»Aber tief im Lande…«

geschrieben von Hans Canjé

5. September 2013

Mai-Juni 2013

Da reibt man sich doch verdutzt die Augen bei diesem Bericht der »Schleswig-Holsteinischen Zeitung« vom 24. April 2013: Adolf Hitler und sein Gauleiter Hinrich Lohse, der in Vollstreckung der »Endlösung der Judenfrage« in den baltischen Staaten blutige Spuren hinterlassen hat, sind nicht mehr länger Ehrenbürger der schleswig-holsteinischen Stadt Nortorf. Am 23. April 2013 (!) haben das die Stadtverordneten einstimmig beschlossen. Der Zeitung zufolge, die den Aberkennungsbeschuss illustriert mit einem Foto des »Führers« vermeldete, hat es im Rat eine »jahrelange Diskussion über die Notwenigkeit einer solchen Entscheidung« gegeben und bis zum Vortag »lehnten die Christdemokraten öffentliche Stellungnahmen kategorisch ab«. Der Stein geriet erst ins Rollen, als ein Mitglied des »Bürgerforum Nortorf« die Runde fragte, ob die Stadt anstelle der Aberkennung womöglich eine Feier zum 80. Jahrestag der Verleihung der Ehrenbürgerschaft plane?

Nein, das wollte natürlich keiner und fern lag wohl auch der Gedanke, im Umfeld des »Führer«-Geburtstages am 20. April dem Beispiel der Fans des bulgarischen Fußballclubs »Lewski Sofia« zu folgen. Die hatten am 20. April bei einem Spiel des Spitzenclubs ein Spruchband aufgerollt mit der Aufschrift »Herzlichen Glückwunsch zum Geburtstag«. Dazu die in faschistischen Kreisen für Adolf Hitler gebräuchliche Kennungsziffer 18 und einige Hakenkreuz-Plakate.

»Aber tief im Lande, da leben sie noch«, heißt es in einem Lied des im vergangenem Jahr verstorbenen Liedermachers Franz Josef Degenhardt. Das zielte gleichermaßen auf die braunen Nostalgiker, die, ob sie als Stiefelfaschisten oder im feinen Habitus daher kommen, den alten Zeiten nachtrauern.

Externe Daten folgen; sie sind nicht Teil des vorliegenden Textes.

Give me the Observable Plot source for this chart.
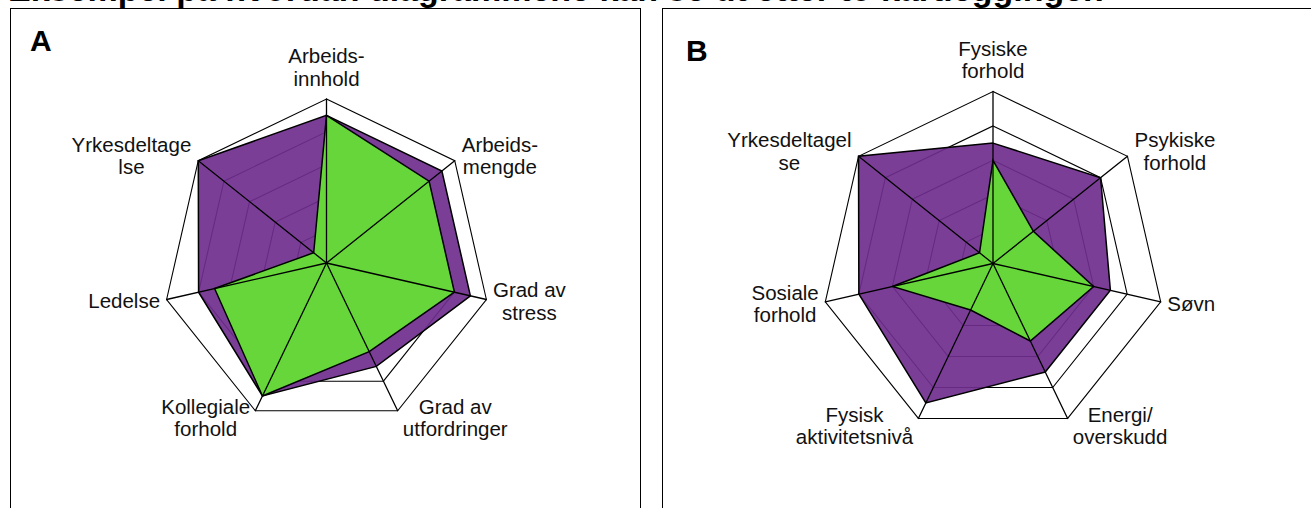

Sie nennen das »Geschichtsbewusstsein«. Darum werden sie auch die Meldung aus dem »Delmenhorster Kreisblatt« vom 25. April erfreulicher finden als die Nachricht aus Nortorf. Ein Fachausschuss des Gemeinderates von Elmeloh hat einen Antrag der Grünen abgelehnt, die nach der Produzentin Kriegs- und Hitler bejubelnder Gedichte benannte »Agnes-Miegel-Straße« wegen deren »Nähe zum Nationalsozialismus« umzubenennen. Die Ostlandritter tief im Lande und in den Revanchistenverbänden werden zufrieden sein.